* DATASET EXCERPT *
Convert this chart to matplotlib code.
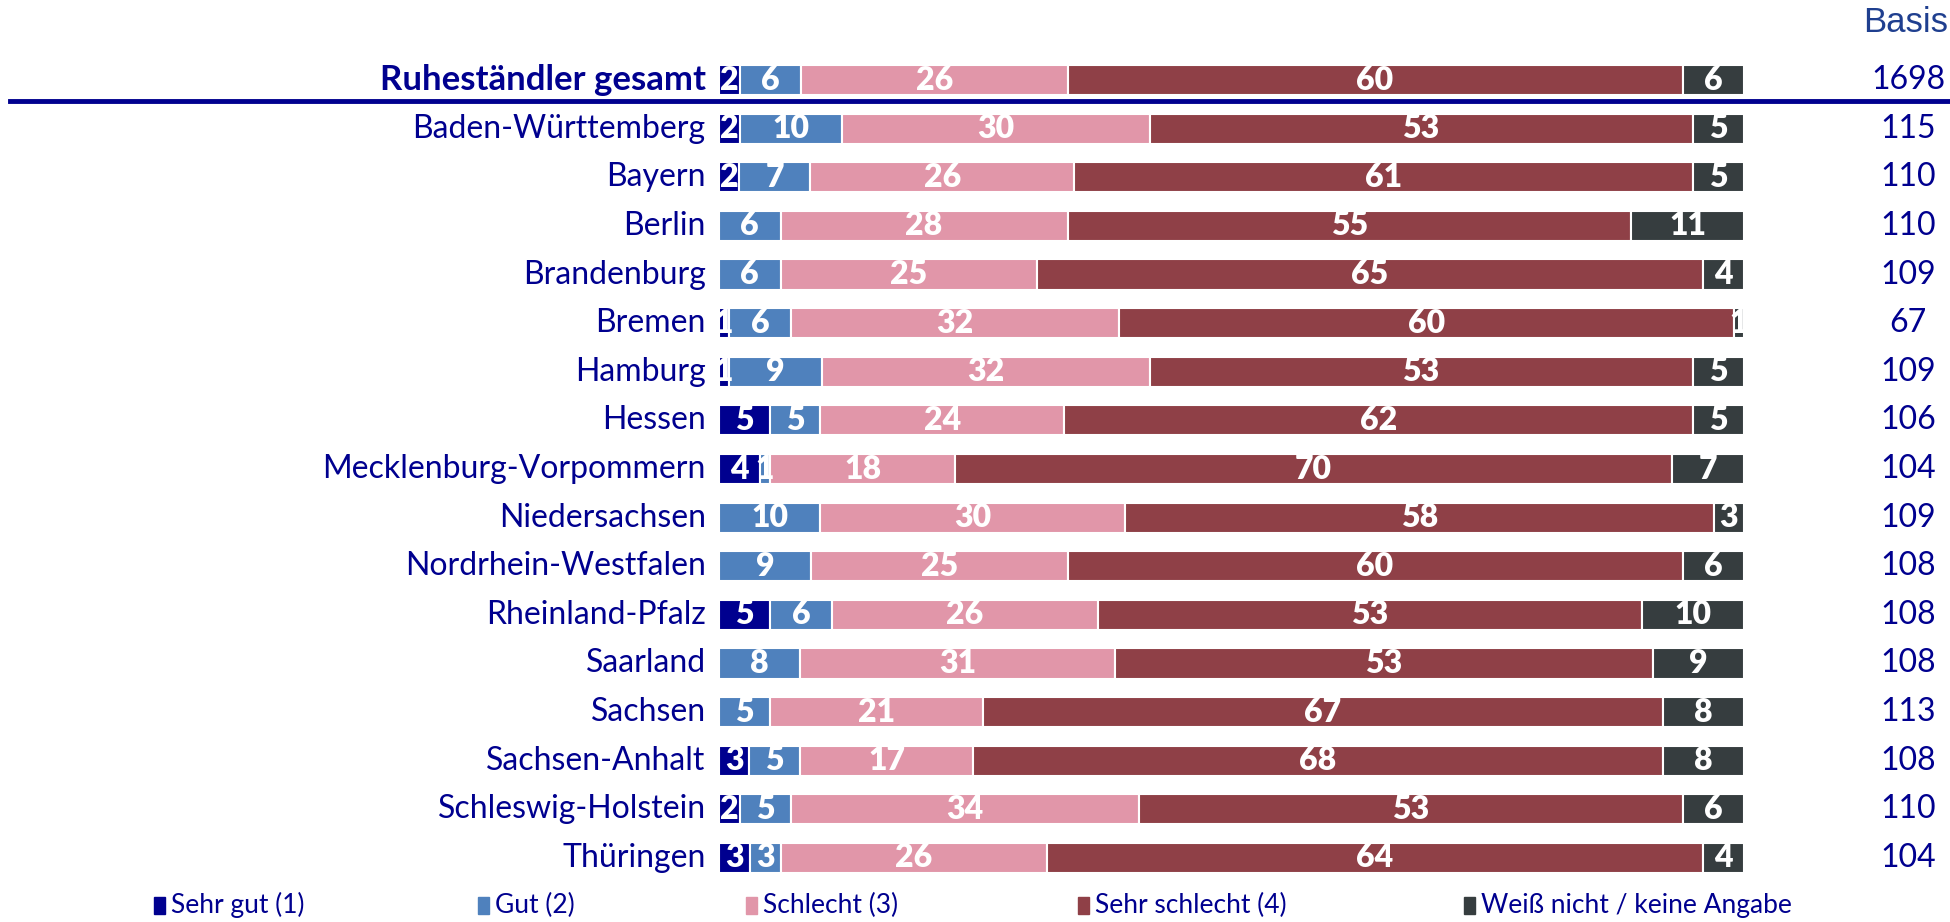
import matplotlib
matplotlib.use("Agg")
import matplotlib.pyplot as plt
from matplotlib.patches import Rectangle
from matplotlib.lines import Line2D
import numpy as np

plt.rcParams['font.family'] = ['Lato', 'DejaVu Sans']

regions = ["Ruheständler gesamt", "Baden-Württemberg", "Bayern", "Berlin", "Brandenburg",
           "Bremen", "Hamburg", "Hessen", "Mecklenburg-Vorpommern", "Niedersachsen",
           "Nordrhein-Westfalen", "Rheinland-Pfalz", "Saarland", "Sachsen",
           "Sachsen-Anhalt", "Schleswig-Holstein", "Thüringen"]
sehr_gut = [2, 2, 2, 0, 0, 1, 1, 5, 4, 0, 0, 5, 0, 0, 3, 2, 3]
gut = [6, 10, 7, 6, 6, 6, 9, 5, 1, 10, 9, 6, 8, 5, 5, 5, 3]
schlecht = [26, 30, 26, 28, 25, 32, 32, 24, 18, 30, 25, 26, 31, 21, 17, 34, 26]
sehr_schlecht = [60, 53, 61, 55, 65, 60, 53, 62, 70, 58, 60, 53, 53, 67, 68, 53, 64]
weiss_nicht = [6, 5, 5, 11, 4, 1, 5, 5, 7, 3, 6, 10, 9, 8, 8, 6, 4]
basis = [1698, 115, 110, 110, 109, 67, 109, 106, 104, 109, 108, 108, 108, 113, 108, 110, 104]

series_names = ["Sehr gut (1)", "Gut (2)", "Schlecht (3)", "Sehr schlecht (4)",
                "Weiß nicht / keine Angabe"]
colors = ["#00008f", "#4f81bd", "#e196a9", "#8f4047", "#363d3f"]
navy = "#00008f"

W, H = 1950, 922
fig = plt.figure(figsize=(W / 100, H / 100), dpi=100)
ax = fig.add_axes([719 / W, 1 - 882.3 / H, 1025 / W, 826.6 / H])

data = np.array([sehr_gut, gut, schlecht, sehr_schlecht, weiss_nicht], dtype=float)
widths = data / data.sum(axis=0) * 100
y = np.arange(len(regions))

left = np.zeros(len(regions))
for k in range(len(series_names)):
    bars = ax.barh(y, widths[k], left=left, height=0.62, color=colors[k],
                   edgecolor="white", linewidth=1.5)
    for i, b in enumerate(bars):
        v = int(data[k][i])
        if v == 0:
            continue
        t = ax.text(left[i] + widths[k][i] / 2, i, str(v), ha="center", va="center",
                    color="white", fontsize=23, fontweight="heavy")
        t.set_clip_path(b)
    left += widths[k]

ax.set_xlim(0, 100)
ax.set_ylim(len(regions) - 0.5, -0.5)
ax.axis("off")

for i, name in enumerate(regions):
    ax.text(-1.3, i, name, ha="right", va="center", color=navy,
            fontsize=25 if i == 0 else 23,
            fontweight="bold" if i == 0 else "normal")
    ax.text(116.0, i, str(basis[i]), ha="center", va="center", color=navy, fontsize=23)

fig.text(1948 / W, 1 - 22 / H, "Basis", ha="right", va="center", color="#1f3f8f",
         fontsize=25, family=["Liberation Sans"])

fig.add_artist(Line2D([10 / W, 1], [1 - 101.5 / H, 1 - 101.5 / H], color=navy, linewidth=3.5))

legend_x = [154, 478, 746, 1078, 1464]
for name, c, lx in zip(series_names, colors, legend_x):
    fig.add_artist(Rectangle((lx / W, 1 - 914 / H), 11 / W, 17 / H, color=c,
                             transform=fig.transFigure))
    fig.text((lx + 17) / W, 1 - 905 / H, name, ha="left", va="center", color=navy,
             fontsize=19)

fig.savefig("out.png", dpi=100)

* WRITTEN PROBLEM *
Begin at the top of the material above and output each line exactly, stopping after the line that holds "y = np.arange(len(regions))". Leave out pictures.

* RESPONSE TO THIS TASK *
Convert this chart to matplotlib code.
import matplotlib
matplotlib.use("Agg")
import matplotlib.pyplot as plt
from matplotlib.patches import Rectangle
from matplotlib.lines import Line2D
import numpy as np

plt.rcParams['font.family'] = ['Lato', 'DejaVu Sans']

regions = ["Ruheständler gesamt", "Baden-Württemberg", "Bayern", "Berlin", "Brandenburg",
           "Bremen", "Hamburg", "Hessen", "Mecklenburg-Vorpommern", "Niedersachsen",
           "Nordrhein-Westfalen", "Rheinland-Pfalz", "Saarland", "Sachsen",
           "Sachsen-Anhalt", "Schleswig-Holstein", "Thüringen"]
sehr_gut = [2, 2, 2, 0, 0, 1, 1, 5, 4, 0, 0, 5, 0, 0, 3, 2, 3]
gut = [6, 10, 7, 6, 6, 6, 9, 5, 1, 10, 9, 6, 8, 5, 5, 5, 3]
schlecht = [26, 30, 26, 28, 25, 32, 32, 24, 18, 30, 25, 26, 31, 21, 17, 34, 26]
sehr_schlecht = [60, 53, 61, 55, 65, 60, 53, 62, 70, 58, 60, 53, 53, 67, 68, 53, 64]
weiss_nicht = [6, 5, 5, 11, 4, 1, 5, 5, 7, 3, 6, 10, 9, 8, 8, 6, 4]
basis = [1698, 115, 110, 110, 109, 67, 109, 106, 104, 109, 108, 108, 108, 113, 108, 110, 104]

series_names = ["Sehr gut (1)", "Gut (2)", "Schlecht (3)", "Sehr schlecht (4)",
                "Weiß nicht / keine Angabe"]
colors = ["#00008f", "#4f81bd", "#e196a9", "#8f4047", "#363d3f"]
navy = "#00008f"

W, H = 1950, 922
fig = plt.figure(figsize=(W / 100, H / 100), dpi=100)
ax = fig.add_axes([719 / W, 1 - 882.3 / H, 1025 / W, 826.6 / H])

data = np.array([sehr_gut, gut, schlecht, sehr_schlecht, weiss_nicht], dtype=float)
widths = data / data.sum(axis=0) * 100
y = np.arange(len(regions))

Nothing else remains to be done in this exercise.